Entries with chart source code:
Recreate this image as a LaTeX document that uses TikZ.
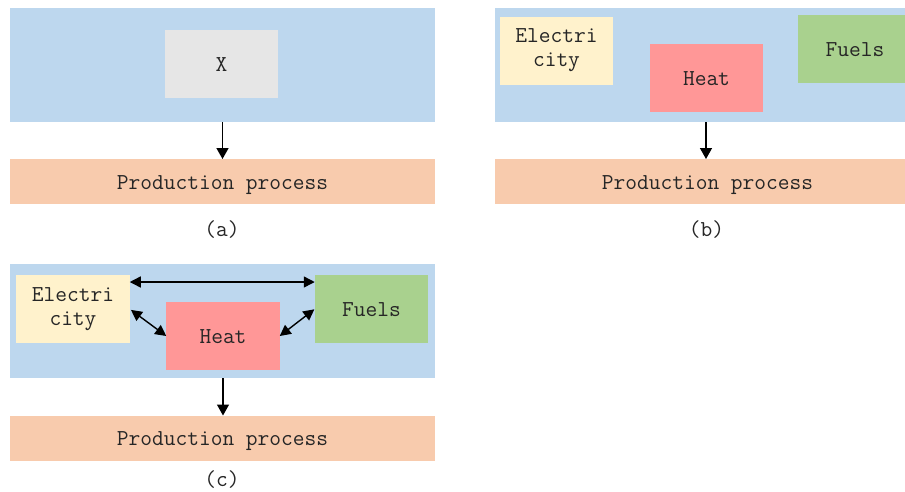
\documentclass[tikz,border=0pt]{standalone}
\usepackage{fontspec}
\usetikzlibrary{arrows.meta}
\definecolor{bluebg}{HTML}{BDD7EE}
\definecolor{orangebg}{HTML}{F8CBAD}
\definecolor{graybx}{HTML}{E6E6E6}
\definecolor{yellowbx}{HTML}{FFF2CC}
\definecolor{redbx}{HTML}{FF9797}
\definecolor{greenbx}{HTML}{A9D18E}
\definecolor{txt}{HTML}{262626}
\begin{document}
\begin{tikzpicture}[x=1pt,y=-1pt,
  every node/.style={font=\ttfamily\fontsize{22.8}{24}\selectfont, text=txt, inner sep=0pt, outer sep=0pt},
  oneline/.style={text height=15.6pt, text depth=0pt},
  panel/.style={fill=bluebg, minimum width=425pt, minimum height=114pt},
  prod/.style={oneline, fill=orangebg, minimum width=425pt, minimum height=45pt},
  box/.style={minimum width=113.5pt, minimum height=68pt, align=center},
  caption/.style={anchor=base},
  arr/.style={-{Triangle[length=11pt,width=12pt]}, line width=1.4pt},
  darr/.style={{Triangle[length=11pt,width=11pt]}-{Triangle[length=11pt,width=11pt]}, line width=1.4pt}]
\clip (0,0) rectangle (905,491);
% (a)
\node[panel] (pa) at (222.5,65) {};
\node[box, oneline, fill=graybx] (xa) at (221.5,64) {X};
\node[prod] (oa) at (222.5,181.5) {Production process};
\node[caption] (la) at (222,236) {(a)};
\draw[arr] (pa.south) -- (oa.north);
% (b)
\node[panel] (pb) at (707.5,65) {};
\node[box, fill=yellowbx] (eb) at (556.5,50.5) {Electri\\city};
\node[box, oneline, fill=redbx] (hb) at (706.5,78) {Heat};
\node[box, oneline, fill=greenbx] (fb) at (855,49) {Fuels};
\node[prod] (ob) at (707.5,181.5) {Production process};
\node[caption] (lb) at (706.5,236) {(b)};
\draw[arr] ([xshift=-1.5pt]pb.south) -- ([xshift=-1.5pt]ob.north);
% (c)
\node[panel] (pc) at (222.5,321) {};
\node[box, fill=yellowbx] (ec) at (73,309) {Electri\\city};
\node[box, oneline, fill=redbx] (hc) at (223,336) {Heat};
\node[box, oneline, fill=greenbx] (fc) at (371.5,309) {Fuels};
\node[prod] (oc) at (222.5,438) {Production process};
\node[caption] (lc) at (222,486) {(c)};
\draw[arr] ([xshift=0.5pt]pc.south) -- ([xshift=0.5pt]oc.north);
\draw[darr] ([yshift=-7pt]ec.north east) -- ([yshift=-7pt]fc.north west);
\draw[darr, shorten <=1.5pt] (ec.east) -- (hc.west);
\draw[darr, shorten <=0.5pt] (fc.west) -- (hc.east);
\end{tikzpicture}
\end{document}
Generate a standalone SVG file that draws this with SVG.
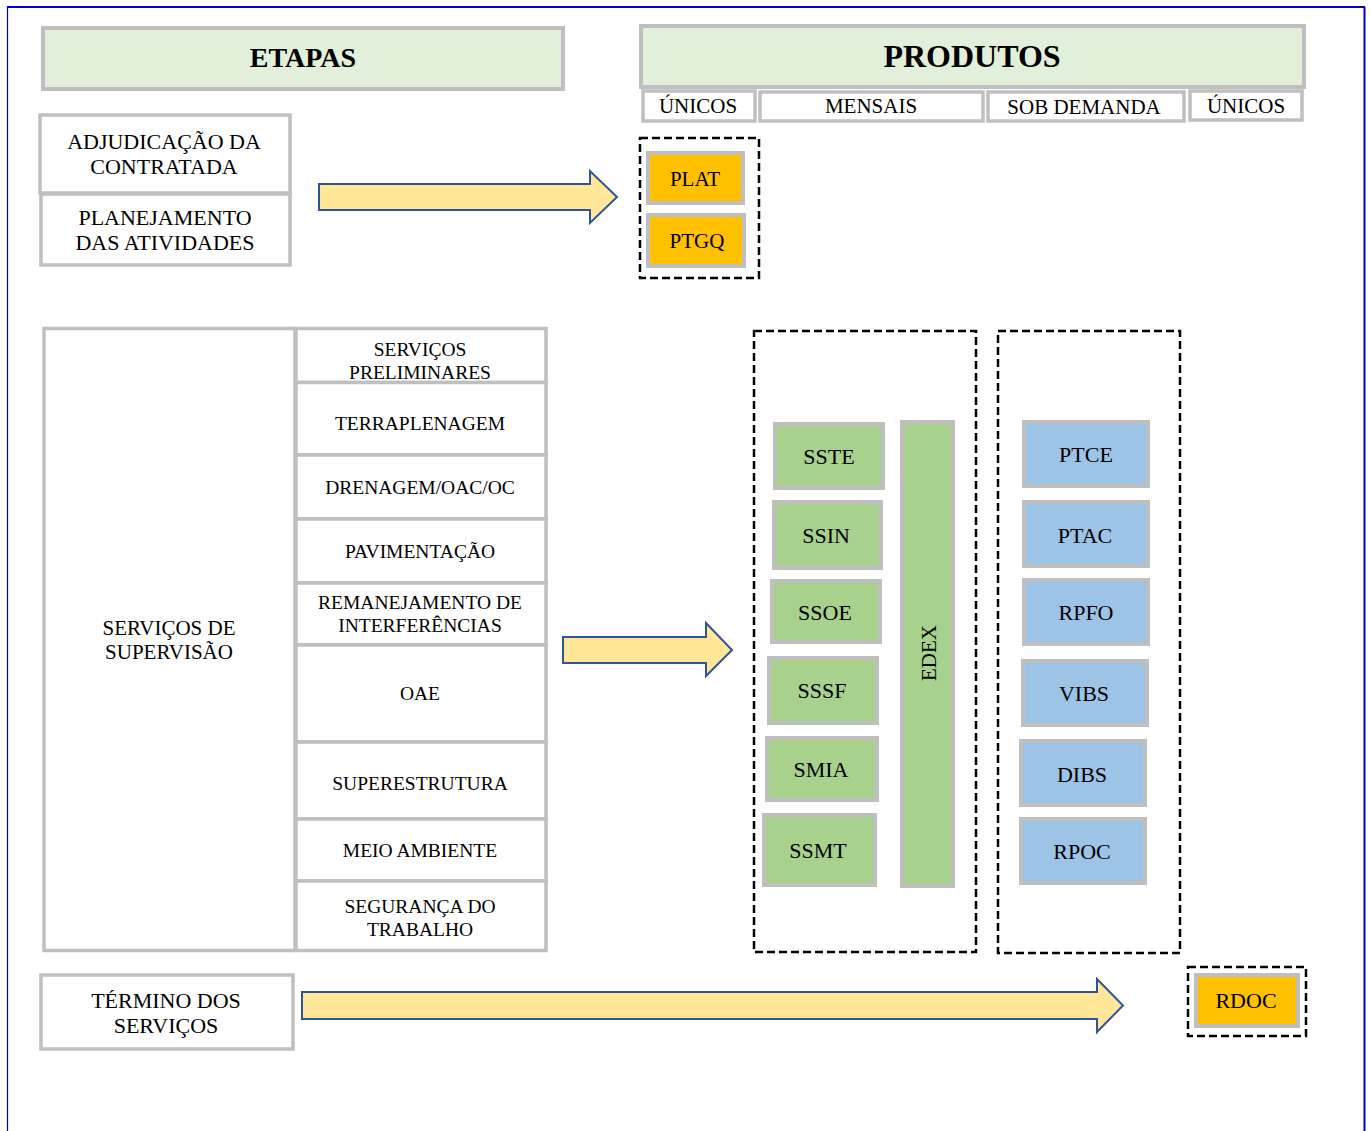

YOUR INSTRUCTIONS:
Without including the pictures, return each record above exactly as it stands.

ANSWER FOR THE TASK:
Recreate this image as a LaTeX document that uses TikZ.
\documentclass[tikz,border=0pt]{standalone}
\usepackage{fontspec}
\usetikzlibrary{arrows.meta}
\definecolor{bluebg}{HTML}{BDD7EE}
\definecolor{orangebg}{HTML}{F8CBAD}
\definecolor{graybx}{HTML}{E6E6E6}
\definecolor{yellowbx}{HTML}{FFF2CC}
\definecolor{redbx}{HTML}{FF9797}
\definecolor{greenbx}{HTML}{A9D18E}
\definecolor{txt}{HTML}{262626}
\begin{document}
\begin{tikzpicture}[x=1pt,y=-1pt,
  every node/.style={font=\ttfamily\fontsize{22.8}{24}\selectfont, text=txt, inner sep=0pt, outer sep=0pt},
  oneline/.style={text height=15.6pt, text depth=0pt},
  panel/.style={fill=bluebg, minimum width=425pt, minimum height=114pt},
  prod/.style={oneline, fill=orangebg, minimum width=425pt, minimum height=45pt},
  box/.style={minimum width=113.5pt, minimum height=68pt, align=center},
  caption/.style={anchor=base},
  arr/.style={-{Triangle[length=11pt,width=12pt]}, line width=1.4pt},
  darr/.style={{Triangle[length=11pt,width=11pt]}-{Triangle[length=11pt,width=11pt]}, line width=1.4pt}]
\clip (0,0) rectangle (905,491);
% (a)
\node[panel] (pa) at (222.5,65) {};
\node[box, oneline, fill=graybx] (xa) at (221.5,64) {X};
\node[prod] (oa) at (222.5,181.5) {Production process};
\node[caption] (la) at (222,236) {(a)};
\draw[arr] (pa.south) -- (oa.north);
% (b)
\node[panel] (pb) at (707.5,65) {};
\node[box, fill=yellowbx] (eb) at (556.5,50.5) {Electri\\city};
\node[box, oneline, fill=redbx] (hb) at (706.5,78) {Heat};
\node[box, oneline, fill=greenbx] (fb) at (855,49) {Fuels};
\node[prod] (ob) at (707.5,181.5) {Production process};
\node[caption] (lb) at (706.5,236) {(b)};
\draw[arr] ([xshift=-1.5pt]pb.south) -- ([xshift=-1.5pt]ob.north);
% (c)
\node[panel] (pc) at (222.5,321) {};
\node[box, fill=yellowbx] (ec) at (73,309) {Electri\\city};
\node[box, oneline, fill=redbx] (hc) at (223,336) {Heat};
\node[box, oneline, fill=greenbx] (fc) at (371.5,309) {Fuels};
\node[prod] (oc) at (222.5,438) {Production process};
\node[caption] (lc) at (222,486) {(c)};
\draw[arr] ([xshift=0.5pt]pc.south) -- ([xshift=0.5pt]oc.north);
\draw[darr] ([yshift=-7pt]ec.north east) -- ([yshift=-7pt]fc.north west);
\draw[darr, shorten <=1.5pt] (ec.east) -- (hc.west);
\draw[darr, shorten <=0.5pt] (fc.west) -- (hc.east);
\end{tikzpicture}
\end{document}
Generate a standalone SVG file that draws this with SVG.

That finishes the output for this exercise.